Draw a plan for your deck

All you need to make accurate deck plans are a pencil, ruler, and graph paper.

Draw your deck to scale on graph paper (typically 1/4" to the foot). You'll need at least a site plan, a plan view, and one or two elevations. You also may want to draw detailed plans for complex parts of the deck. Drawing plans can be tedious, but it's worth the effort to make the project go smoothly.


 

Take measurements

Take measurements

Deck plans begin with measurements of your property.
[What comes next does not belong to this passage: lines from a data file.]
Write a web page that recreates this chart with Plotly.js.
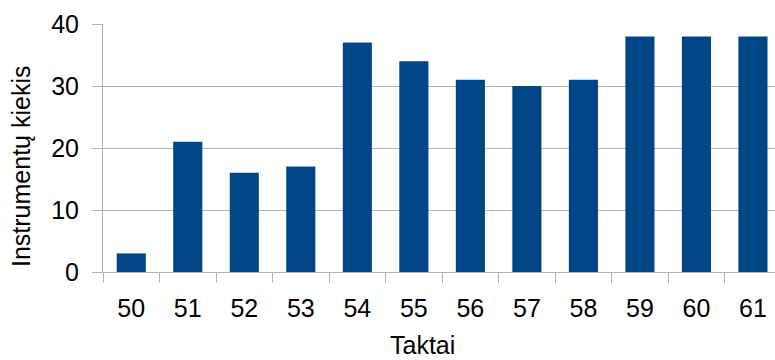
<!DOCTYPE html>
<html>
<head>
<meta charset="utf-8">
<script src="https://cdn.plot.ly/plotly-3.0.1.min.js"></script>
<style>html,body{margin:0;padding:0;background:#fff;}#chart{width:775px;height:360px;}</style>
</head>
<body>
<div id="chart"></div>
<script>
const categories = ["50","51","52","53","54","55","56","57","58","59","60","61"];
const values = [3, 21, 16, 17, 37, 34, 31, 30, 31, 38, 38, 38];
const xTitle = "Taktai";
const yTitle = "Instrumentų kiekis";

const tickFont = {family: "'Liberation Sans', Arial, sans-serif", size: 25, color: "#000"};
const titleFont = {family: "'Liberation Sans', Arial, sans-serif", size: 25, color: "#000"};
const grey = "#b3b3b3";

Plotly.newPlot("chart", [{
  type: "bar",
  x: categories,
  y: values,
  marker: {color: "#004586"},
  hoverinfo: "x+y"
}], {
  width: 775, height: 360,
  margin: {l: 103, r: 0, t: 24, b: 88},
  paper_bgcolor: "#fff", plot_bgcolor: "#fff",
  bargap: 0.485,
  showlegend: false,
  font: tickFont,
  xaxis: {
    type: "category",
    range: [-0.5, 11.39],
    tickson: "boundaries",
    ticks: "outside", ticklen: 10, tickcolor: grey, tickwidth: 1,
    showgrid: false,
    showline: true, linecolor: grey, linewidth: 1,
    tickfont: tickFont,
    ticklabelstandoff: 14,
    zeroline: false
  },
  yaxis: {
    range: [0, 40],
    dtick: 10,
    ticks: "outside", ticklen: 10, tickcolor: grey, tickwidth: 1,
    showgrid: true, gridcolor: grey, gridwidth: 1,
    showline: true, linecolor: grey, linewidth: 1,
    zeroline: false,
    tickfont: tickFont,
    ticklabelstandoff: 8
  },
  annotations: [
    {text: xTitle, xref: "paper", yref: "paper", x: (422-103)/672, y: -(360-272)/248,
     xanchor: "center", yanchor: "bottom", showarrow: false, font: titleFont, borderpad: 0},
    {text: yTitle, xref: "paper", yref: "paper", x: -(103-21)/672, y: (272-167)/248,
     xanchor: "center", yanchor: "middle", showarrow: false, textangle: -90, font: titleFont}
  ]
}, {displayModeBar: false, staticPlot: true});
</script>
</body>
</html>
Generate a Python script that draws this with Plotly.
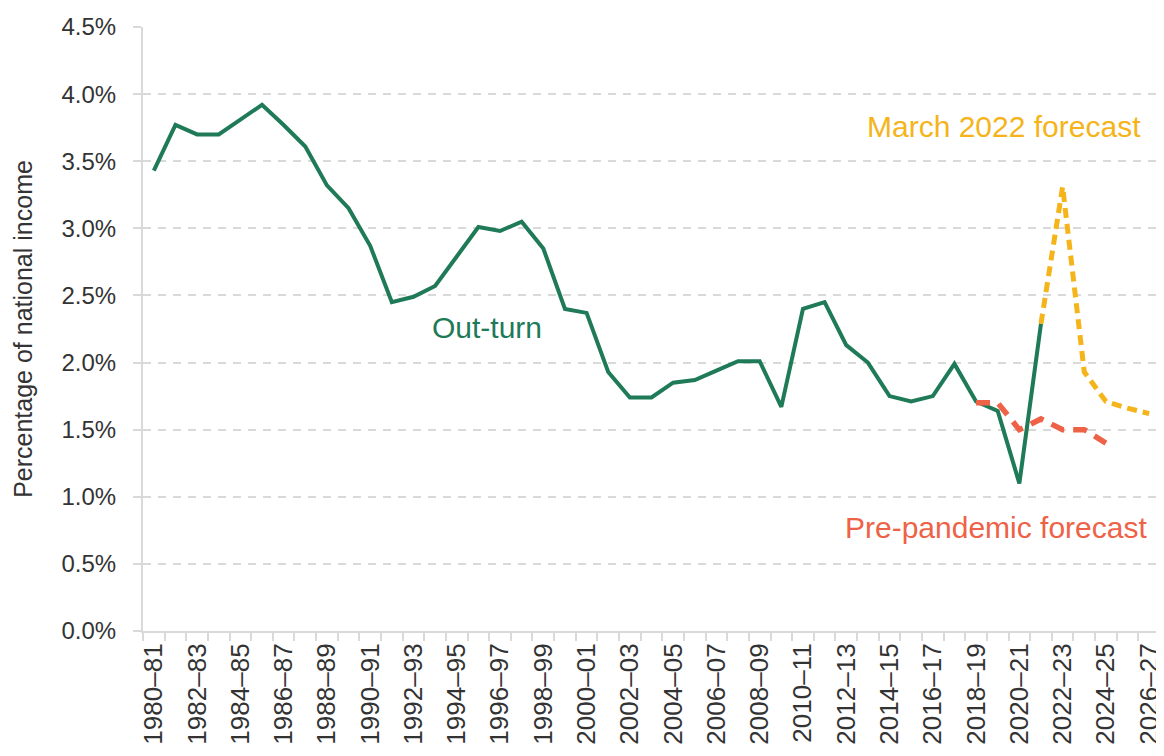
import plotly.graph_objects as go

# fiscal years 1980-81 .. 2026-27
years = [f"{y}\u2013{(y + 1) % 100:02d}" for y in range(1980, 2027)]

outturn = [3.43, 3.77, 3.70, 3.70, 3.81, 3.92, 3.77, 3.61, 3.32, 3.15,
           2.87, 2.45, 2.49, 2.57, 2.79, 3.01, 2.98, 3.05, 2.85, 2.40,
           2.37, 1.93, 1.74, 1.74, 1.85, 1.87, 1.94, 2.01, 2.01, 1.67,
           2.40, 2.45, 2.13, 2.00, 1.75, 1.71, 1.75, 1.99, 1.71, 1.64,
           1.10, 2.29]
march_2022 = [2.29, 3.31, 1.93, 1.71, 1.66, 1.62]          # 2021-22 .. 2026-27
pre_pandemic = [1.70, 1.70, 1.50, 1.58, 1.50, 1.50, 1.40]   # 2018-19 .. 2024-25

y_ticks = [0, 0.5, 1.0, 1.5, 2.0, 2.5, 3.0, 3.5, 4.0, 4.5]

GREEN = '#1f7a58'
YELLOW = '#f4b41a'
RED = '#ee6247'
GRID = '#d9d9d9'
FONT = 'Liberation Sans, Arial, sans-serif'

idx = list(range(len(years)))
i_march = years.index('2021\u201322')
i_pre = years.index('2018\u201319')

fig = go.Figure()

fig.add_trace(go.Scatter(
    x=idx[:len(outturn)], y=outturn, mode='lines',
    line=dict(color=GREEN, width=4), name='Out-turn', hoverinfo='skip',
))
fig.add_trace(go.Scatter(
    x=idx[i_march:i_march + len(march_2022)], y=march_2022, mode='lines',
    line=dict(color=YELLOW, width=5, dash='10px,6px'),
    name='March 2022 forecast', hoverinfo='skip',
))
fig.add_trace(go.Scatter(
    x=idx[i_pre:i_pre + len(pre_pandemic)], y=pre_pandemic, mode='lines',
    line=dict(color=RED, width=5.5, dash='14px,9px'),
    name='Pre-pandemic forecast', hoverinfo='skip',
))

# series labels
labels = [
    (15.4, 2.26, 'Out-turn', GREEN),
    (39.3, 3.76, 'March 2022 forecast', YELLOW),
    (38.9, 0.77, 'Pre-pandemic forecast', RED),
]
for x, y, txt, clr in labels:
    fig.add_annotation(x=x, y=y, text=txt, showarrow=False,
                       font=dict(color=clr, size=30, family=FONT))

# page body has an 8px margin, so the figure is sized to fit the window
fig.update_layout(
    width=1156, height=748,
    margin=dict(l=135, r=4, t=19, b=125),
    paper_bgcolor='white', plot_bgcolor='white',
    showlegend=False,
    font=dict(family=FONT, color='#333333'),
    xaxis=dict(
        range=[-0.5, len(years) - 0.5], automargin=False,
        tickmode='array', tickvals=idx[::2], ticktext=years[::2],
        tickangle=-90, ticks='', tickfont=dict(size=26, color='#333333'),
        showgrid=False, zeroline=False,
        showline=True, linecolor=GRID, linewidth=2,
        minor=dict(ticks='outside', tick0=-0.5, dtick=1, ticklen=8,
                   tickcolor=GRID, tickwidth=2, showgrid=False),
    ),
    yaxis=dict(
        range=[0, 4.5], automargin=False,
        tickmode='array', tickvals=y_ticks,
        ticktext=[f'{v:.1f}%' for v in y_ticks],
        tickfont=dict(size=24, color='#333333'),
        ticks='outside', ticklen=8, tickcolor=GRID, tickwidth=2,
        ticklabelstandoff=12,
        showgrid=True, gridcolor=GRID, gridwidth=2, griddash='8px,7px',
        zeroline=False,
        showline=True, linecolor=GRID, linewidth=2,
        title=dict(text='Percentage of national income',
                   font=dict(size=25, color='#333333'), standoff=22),
    ),
)

fig.write_html('out.html')
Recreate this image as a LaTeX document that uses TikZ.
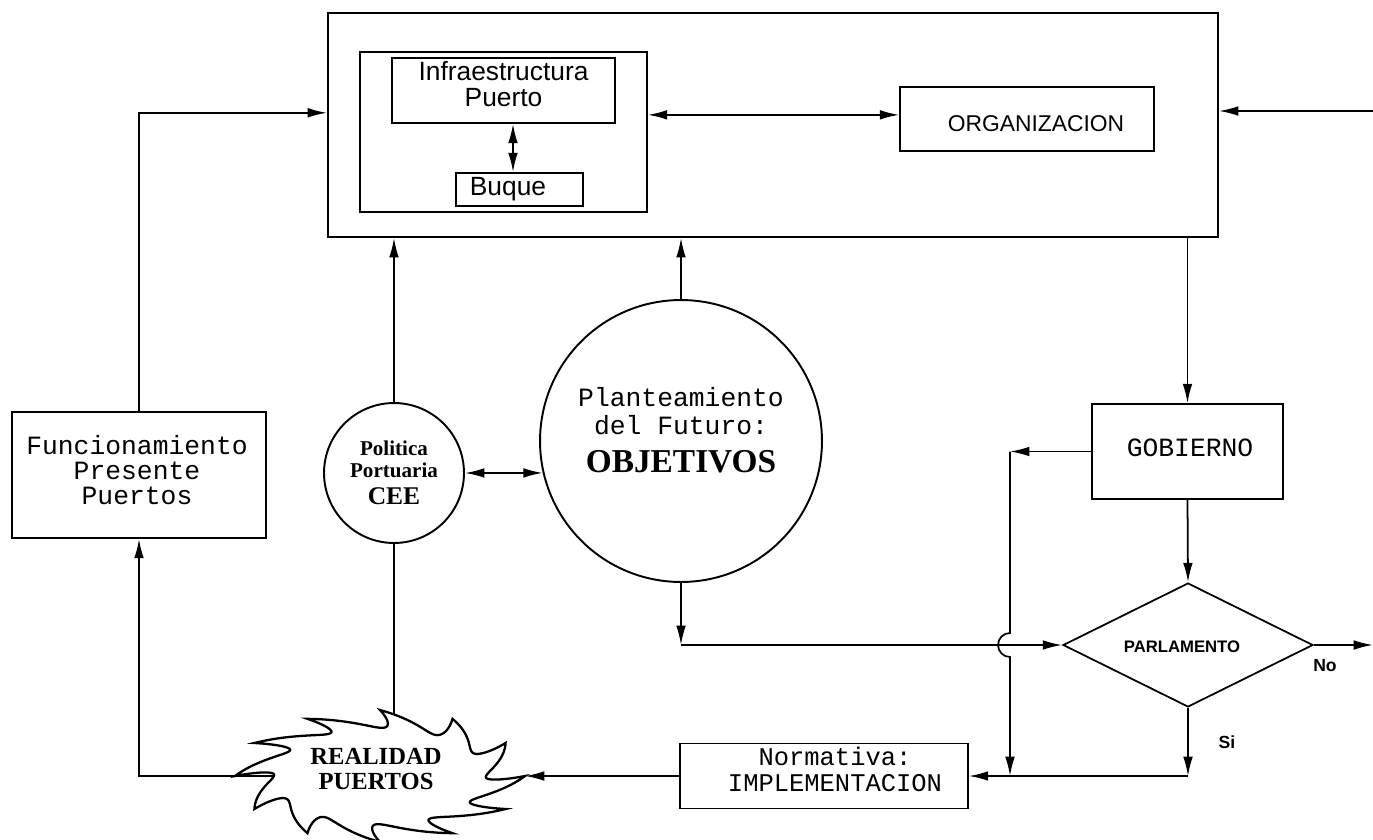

Take a 100' tape (and a pad and pencil) out to your yard and measure the distance from the house to the property lines, as well as the dimensions of the house, the location of windows and doors, electrical outlets, dryer vents, and water valves.


 

Draw a site plan

Draw a site plan

A site plan is a drawing that shows your property boundaries, the house, and other major features. It also shows the distances between elements in your landscape that might affect the deck construction. A simple deck plan only needs to be a sketch that includes these measurements. More complicated deck plans will require a scaled drawing.


 

Make detailed plans

Make detailed plans

With detailed plans that show every framing member, you can count the pieces of lumber you need. You also can show obstacles such as dryer vents; plans will help you work around them. Detailed plans can also save you money. For example, because lumber is sold in even lengths, you can keep costs down by making deck dimensions correspond to those lengths. If your detailed plan specifies a 12 1/2' ledger and you can reduce the size to 12', you'll avoid cutting a 14' board and wasting a lot of lumber.


 

Complete a plan (overhead) view

Complete a plan (overhead) view

A plan view shows the deck as viewed from above. It illustrates the exact location of piers, beams, and joists. It also may include a partial view of the decking, railing, and any other structures attached to the deck. The drawing shown combines a view of the framing with the decking installed above the beams and posts. For more complex decks, these two views can be drawn separately. Draw the foundation and framing plan first, then use tracing paper to produce the finished view.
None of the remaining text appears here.